Quite realistically the occupation forces reasoned that intellectuals were a major threat to them. It was here that the seeds of rebellion had been sown. It was from here that the voices of protest got the loudest and from here that the courage to defy authority stemmed. So if the source of strength could be cut off, the remaining task of keeping them under subjugation would be easier. With such a diabolical plan, the assassins worked and to a great extent succeeded. Now after 34 years since that terrible day, we not only mourn the loss of those brilliant minds, but also the intellectual and psychological void created by their untimely deaths.

According to documents released after the liberation war, more than 100 intellectuals belonging to different levels of the society were murdered. The plot to eliminate the intellectuals was drawn by Gen. Rao Forman Ali who was assisted by Brig. Bashir and Captain Qaiyum along with Bangalee masterminds like Ghulam Azam and Moulana Mannan, to name a few. Around November, 1971, it was knowledgeably learnt, the occupation forces with its sub-zonal Martial Law Administrator headed by Brigadier Bashir began briefing the Al-Badr, Al-Shams about their plan. From December 4 curfew and blackouts were imposed to facilitate the plan. From December 10 the operations were in full swing.

The Al-Badr during the blackouts went from house to house capturing the listed intellectuals and taking them away, never to be seen again by their loved ones.

The Al-Badr group led by Chaudhury Mainuddin, a Bangalee clandestine character along with his criminal associates did the most nefarious job. Dressed in black, they captured the intellectuals, put them in concentration camps in Mohammadpur Physical Training Centre, Dhanmondi High School and MLA Hostel. After inflicting merciless torture these people were taken to a brick field at Rayerbazar and a killing field at Mirpur to be brutally executed.

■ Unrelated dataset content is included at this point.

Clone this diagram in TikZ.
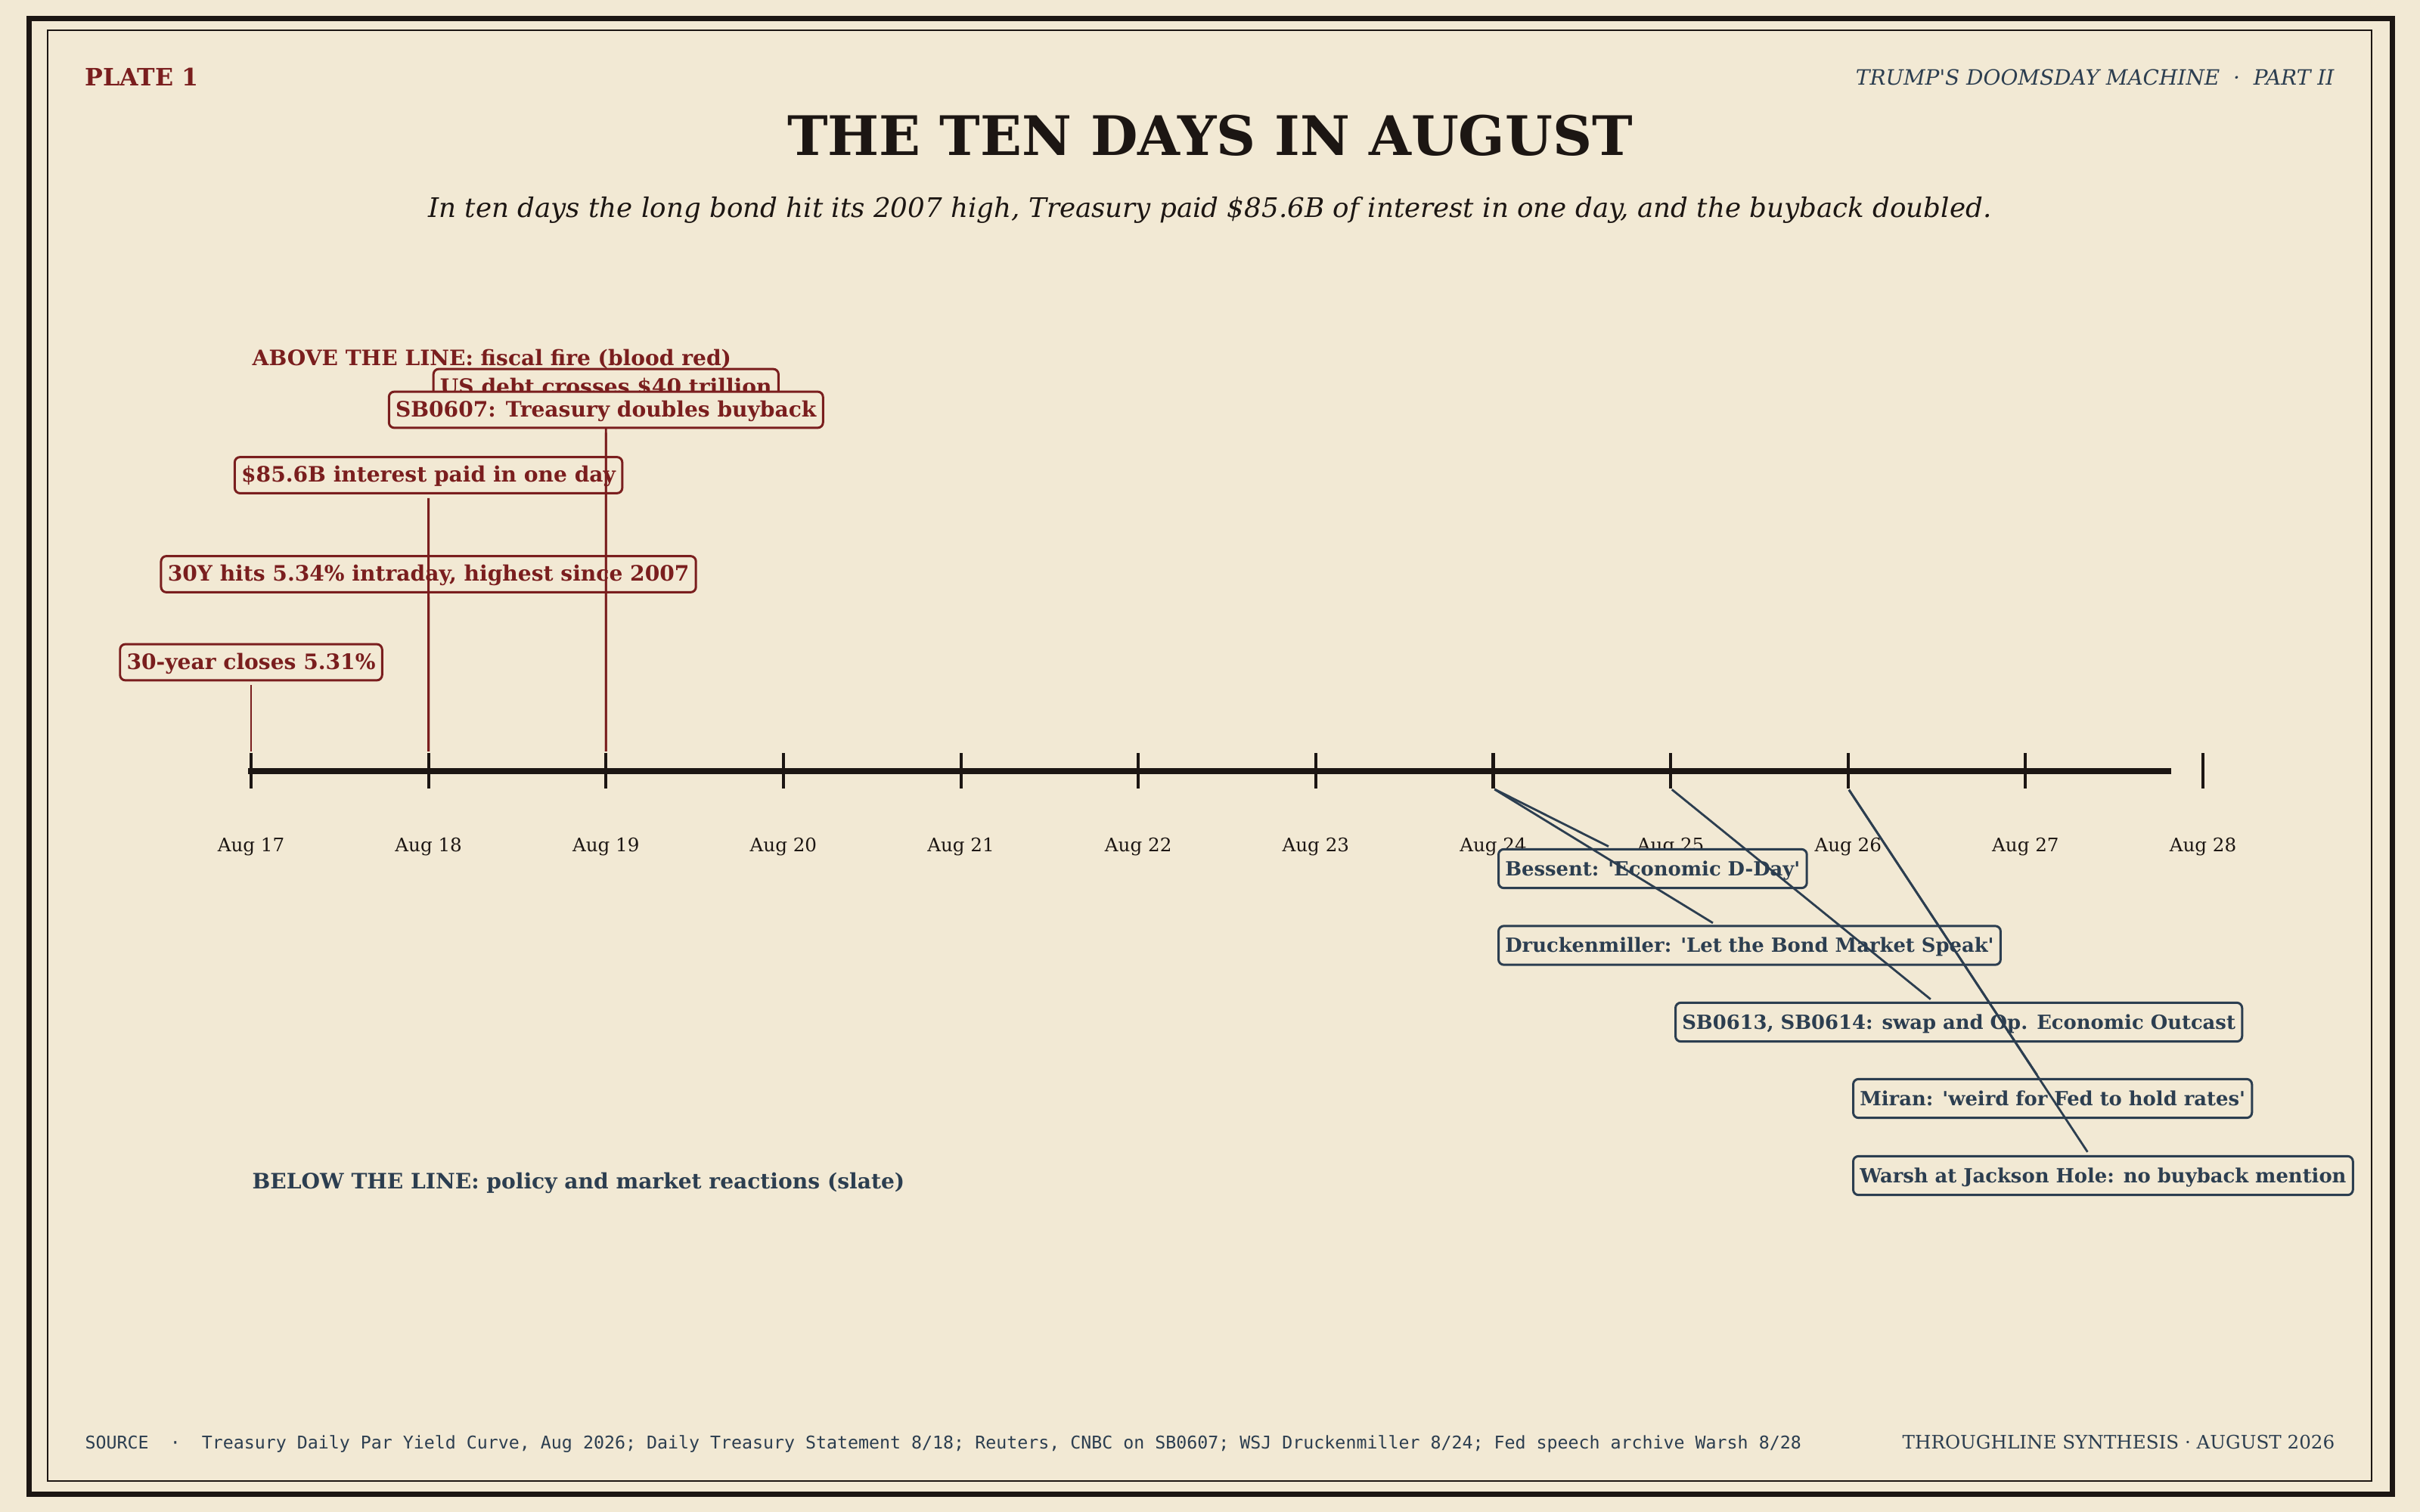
\documentclass[tikz,border=0pt]{standalone}
\usepackage{fontspec}
\setmainfont{DejaVu Serif}
\setmonofont{DejaVu Sans Mono}

\definecolor{paper}{HTML}{F2E9D4}
\definecolor{blood}{HTML}{7A1E1E}
\definecolor{slate}{HTML}{2C3E50}
\definecolor{ink}{HTML}{1C1613}

\newcommand{\sq}{\textquotesingle}

\tikzset{
  firebox/.style={draw=blood, fill=paper, text=blood, line width=0.85pt,
    rounded corners=2pt, inner xsep=2.5pt, inner ysep=1.8pt,
    text height=0.76em, text depth=0.24em,
    font=\bfseries\fontsize{8}{9}\selectfont},
  slatebox/.style={firebox, draw=slate, text=slate, anchor=west,
    inner ysep=2.3pt, font=\bfseries\fontsize{7.35}{9}\selectfont},
  stem/.style={blood, line width=0.8pt, shorten <=1.4pt, shorten >=0.6pt},
  link/.style={slate, line width=0.8pt, shorten <=0.6pt, shorten >=1.4pt},
  daylabel/.style={text=ink, anchor=base, font=\fontsize{7}{8}\selectfont},
  plain/.style={inner sep=0pt}
}

\begin{document}
\begin{tikzpicture}
  \useasboundingbox (0,0) rectangle (32,-20);
  \fill[paper] (0,0) rectangle (32,-20);

  % frames
  \draw[ink, line width=0.07cm] (0.385,-0.245) rectangle (31.63,-19.76);
  \draw[ink, line width=0.02cm] (0.63,-0.395) rectangle (31.36,-19.59);

  % header
  \node[plain, anchor=base west, text=blood, font=\bfseries\fontsize{9}{11}\selectfont] (plate) at (1.12,-1.13) {PLATE 1};
  \node[plain, anchor=base east, text=slate, font=\itshape\fontsize{7.95}{10}\selectfont] (series) at (30.87,-1.12) {TRUMP\sq S DOOMSDAY MACHINE \ · \ PART II};
  \node[plain, anchor=base, text=ink, font=\bfseries\fontsize{20.5}{24}\selectfont] (title) at (16,-2.05) {THE TEN DAYS IN AUGUST};
  \node[plain, anchor=base, text=ink, font=\itshape\fontsize{10.15}{12}\selectfont] (subtitle) at (16,-2.87) {In ten days the long bond hit its 2007 high, Treasury paid \$85.6B of interest in one day, and the buyback doubled.};

  % legends
  \node[plain, anchor=base west, text=blood, font=\bfseries\fontsize{8}{9}\selectfont] (above) at (3.33,-4.83) {ABOVE THE LINE: fiscal fire (blood red)};
  \node[plain, anchor=base west, text=slate, font=\bfseries\fontsize{8}{9}\selectfont] (below) at (3.33,-15.72) {BELOW THE LINE: policy and market reactions (slate)};

  % time axis
  \foreach \d [count=\i from 0] in {17,...,28} {
    \coordinate (top\d) at ({3.32+2.3464*\i},-9.96);
    \coordinate (bot\d) at ({3.32+2.3464*\i},-10.43);
    \draw[ink, line width=1.15pt] (top\d) -- (bot\d);
    \node[daylabel] (day\d) at ({3.32+2.3464*\i},-11.26) {Aug \d};
  }
  \draw[ink, line width=0.08cm] (3.28,-10.2) -- (28.71,-10.2);

  % above the line
  \node[firebox] (close17) at (3.32,-8.76) {30-year closes 5.31\%};
  \draw[stem] (close17) -- (top17);
  \node[firebox] (hits18) at (5.666,-7.595) {30Y hits 5.34\% intraday, highest since 2007};
  \draw[stem] (hits18) -- (top18);
  \node[firebox] (interest18) at (5.666,-6.285) {\$85.6B interest paid in one day};
  \draw[stem] (interest18) -- (top18);
  \node[firebox] (debt19) at (8.013,-5.12) {US debt crosses \$40 trillion};
  \draw[stem] (debt19) -- (top19);
  \node[firebox] (buyback19) at (8.013,-5.42) {SB0607: Treasury doubles buyback};
  \draw[stem] (buyback19) -- (top19);

  % below the line
  \node[slatebox] (bessent) at (19.80,-11.49) {Bessent: \sq Economic D-Day\sq};
  \draw[link] (bot24) -- (bessent);
  \node[slatebox] (druck) at (19.80,-12.505) {Druckenmiller: \sq Let the Bond Market Speak\sq};
  \draw[link] (bot24) -- (druck);
  \node[slatebox] (swap) at (22.14,-13.52) {SB0613, SB0614: swap and Op. Economic Outcast};
  \draw[link] (bot25) -- (swap);
  \node[slatebox] (miran) at (24.49,-14.53) {Miran: \sq weird for Fed to hold rates\sq};
  \draw[link] (bot26) -- (miran);
  \node[slatebox] (warsh) at (24.49,-15.55) {Warsh at Jackson Hole: no buyback mention};
  \draw[link] (bot26) -- (warsh);

  % footer
  \node[plain, anchor=base west, text=slate, font=\ttfamily\fontsize{6.62}{8}\selectfont] (source) at (1.12,-19.16) {SOURCE \ · \ Treasury Daily Par Yield Curve, Aug 2026; Daily Treasury Statement 8/18; Reuters, CNBC on SB0607; WSJ Druckenmiller 8/24; Fed speech archive Warsh 8/28};
  \node[plain, anchor=base east, text=slate, font=\fontsize{7}{8}\selectfont] (credit) at (30.88,-19.16) {THROUGHLINE SYNTHESIS · AUGUST 2026};
\end{tikzpicture}
\end{document}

Occasions like Victory Day and Martyred Intellectuals Day, despite being recurring annual events, are far from a repetitive experiences, and each year they carry an emotional load. Not only did we win the freedom, we paid an enormously high price for it and proved to the world that we are capable of exacting our freedom from an absolutely tyrannical regime.

Thirty-four years since that day now the hour of reckoning for this nation has arrived once again. Unhappily, the saga written in blood and enormous sacrifice has not been faithfully commemorated. Distortions were made, falsifications introduced and myths and false heroes were invented with every passing year. And this doctoring of history has been going on till date.

Through half-hearted homage paid to the liberation heroes and fallen martyrs, the significance of the liberation is not properly maintained, but rather greatly minimised. Official insincerity is flagrantly demonstrated when it comes to recognising and honouring those who survived but are permanently consigned to the wheelchair. They symbolise in their persons the price that has had to be paid for our freedom.

Our best tribute to the martyred intellectuals can only be paid through whole-hearted upholding of the spirit of liberation in both words and deeds.

Md. Asadullah Khan is a former teacher of physics and controller of examinations, BUET.